Wichtig ist, dass die Parteien ich bewusst sind, ob und welche Bestimmungen verbindlichen Charakter haben.

4. Vorteile

Ein grosser Vorteil von LOI und MOU liegt in der Möglichkeit, frühzeitig Einigkeit über zentrale Aspekte einer Kooperation oder Transaktion zu erreichen. Sie ermöglichen eine schnelle Reaktion auf Marktchancen.

Ein sehr grosser Vorteil liegt zudem darin vergleichsweise schnell und unkompliziert eine Basis für eine Kommunikation an die Öffentlichkeit zu haben. Häufig wird in LOI und insb. in MOU (verbindlich) festgelegt, wer was und wie zum Inhalt kommunizieren darf.

5. Nachteile

Ein wesentlicher Nachteil ist die potenzielle Rechtsunsicherheit zwischen den Parteien, wenn später kein Vertrag abgeschlossen wird.

LOI und MOU können unterschiedlich interpretiert werden, besonders wenn sie nicht präzise formuliert sind, und damit bei Vertragsverhandlungen zu Verzögerungen führen.

Für die Ausarbeitung von LOI und MOU müssen Ressourcen eingesetzt werden, die sich nur lohnen, wenn damit die Vertragsverhandlungen effektiv verkürzt werden.

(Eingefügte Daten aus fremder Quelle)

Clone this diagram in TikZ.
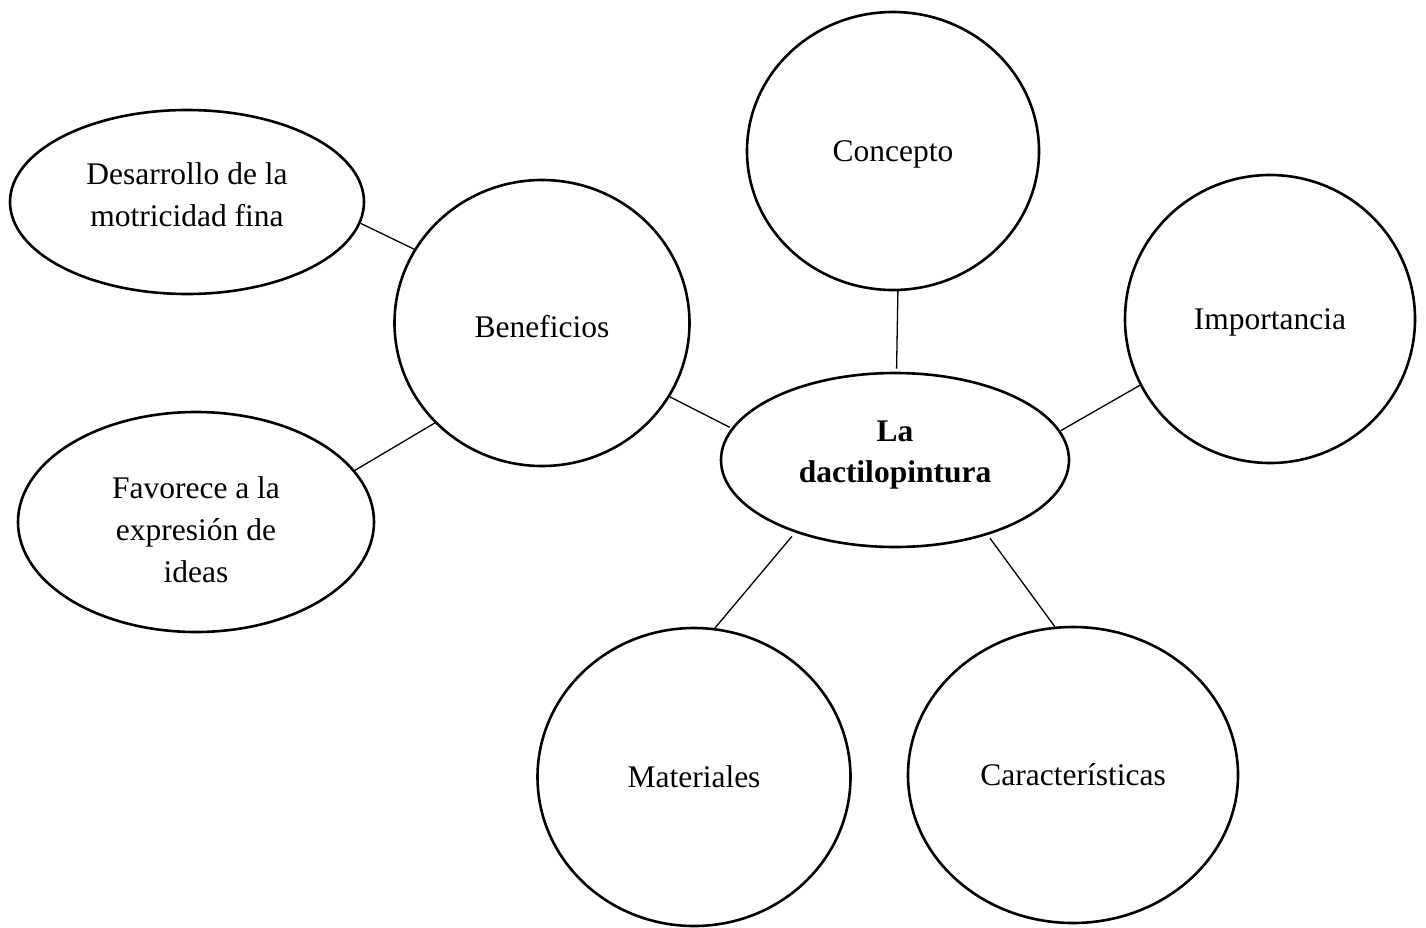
\documentclass[tikz,border=0pt]{standalone}
\usepackage{fontspec}
\setmainfont{Liberation Serif}
\usetikzlibrary{shapes.geometric}
\begin{document}
\begin{tikzpicture}[x=1pt,y=-1pt,
  bub/.style={draw, ellipse, line width=2.6pt, inner sep=0pt},
  lab/.style={align=center, inner sep=0pt, font=\fontsize{31.5}{42}\selectfont},
  blab/.style={align=center, inner sep=0pt, font=\fontsize{31.5}{41}\selectfont\bfseries},
  conn/.style={line width=1.3pt}]
\useasboundingbox (0,0) rectangle (1426,927);
% nodes
\node[bub, minimum width=292pt, minimum height=278pt,
  label={[lab, yshift=-3pt]center:Concepto}] (conc) at (893,151) {};
\node[bub, minimum width=290pt, minimum height=288pt,
  label={[lab, yshift=-3pt]center:Importancia}] (imp) at (1270,319) {};
\node[bub, minimum width=348pt, minimum height=174pt,
  label={[blab, yshift=5pt]center:{La\\dactilopintura}}] (dac) at (895,460) {};
\node[bub, minimum width=295pt, minimum height=286pt,
  label={[lab, yshift=-4pt]center:Beneficios}] (ben) at (542,323) {};
\node[bub, minimum width=354pt, minimum height=184pt,
  label={[lab, yshift=7pt]center:{Desarrollo de la\\motricidad fina}}] (des) at (187,202) {};
\node[bub, minimum width=356pt, minimum height=220pt,
  label={[lab, yshift=-8pt]center:{Favorece a la\\expresión de\\ideas}}] (fav) at (196,522) {};
\node[bub, minimum width=313pt, minimum height=298pt,
  label={[lab]center:Materiales}] (mat) at (694,777) {};
\node[bub, minimum width=330pt, minimum height=296pt,
  label={[lab]center:Características}] (car) at (1073,775) {};
% connectors
\draw[conn, shorten >=3pt] (conc.272.5) -- (dac.89);
\draw[conn, shorten >=2pt] (ben.-30.6) -- (dac.169.5);
\draw[conn] (imp.207.2) -- (dac.10.9);
\draw[conn, shorten <=5pt] (dac.216) -- (mat.82);
\draw[conn, shorten <=4pt] (dac.321) -- (car.97.7);
\draw[conn] (des.353.2) -- (ben.150.6);
\draw[conn] (fav.18) -- (ben.223.4);
\end{tikzpicture}
\end{document}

Ein weiterer Nachteil ist, dass in der Praxis unter dem Titel LOI oder MOU häufig rechtlich verbindliche Pflichten «versteckt» sind und unerfahrene Parteien sich der entsprechenden Konsequenzen nicht bewusst sind.

6. Unterschied zum Term Sheet

Ein Term Sheet ist ebenfalls ein vorvertragliches Dokument, welches auf einen Vertragsabschluss hinzielt. Ein Term Sheet enthält im Unterschied zum LOI und MOU aber bereits relativ detailliert die vorgesehene vertragliche Struktur. Mehr zum Term Sheet erfährst du in diesem Blogbeitrag: Term Sheet – sinnvoll ja oder nein?

Ein Term Sheet ist einem LOI oder MOU vorzuziehen, sofern keine öffentliche Kommunikation gewünscht ist und das Hauptziel die effiziente Vorbereitung der Verhandlung und Identifikation von allfälligen «Dealbreaker» ist.

7. Checkliste

Die nachfolgende Checkliste kann als Hilfe dienen für die Formulierung und Prüfung von MOU oder LOI:

  • Abgrenzung der rechtlichen Bindung: Explizite Klärung, welche Teile des Dokuments rechtlich bindend sind.
  • Zeitrahmen: Festlegung eines Zeitplans für die anschliessenden Verhandlungen und von Ablaufbedingungen.
  • Ausstiegsklauseln: Regelungen für den Abbruch der Verhandlungen oder der Zusammenarbeit.
  • Vertraulichkeitsklauseln: Sicherstellung, dass sensible Informationen geschützt sind.

Vorvertragliche Vereinbarungen helfen dabei, die Absichten und Eckpunkte einer möglichen Zusammenarbeit festzuhalten, bevor ein verbindlicher Vertrag abgeschlossen wird. Sie sind oft sinnvoll, um Klarheit zu schaffen, sollten jedoch sorgfältig formuliert werden, um ungewollte rechtliche Verpflichtungen zu vermeiden.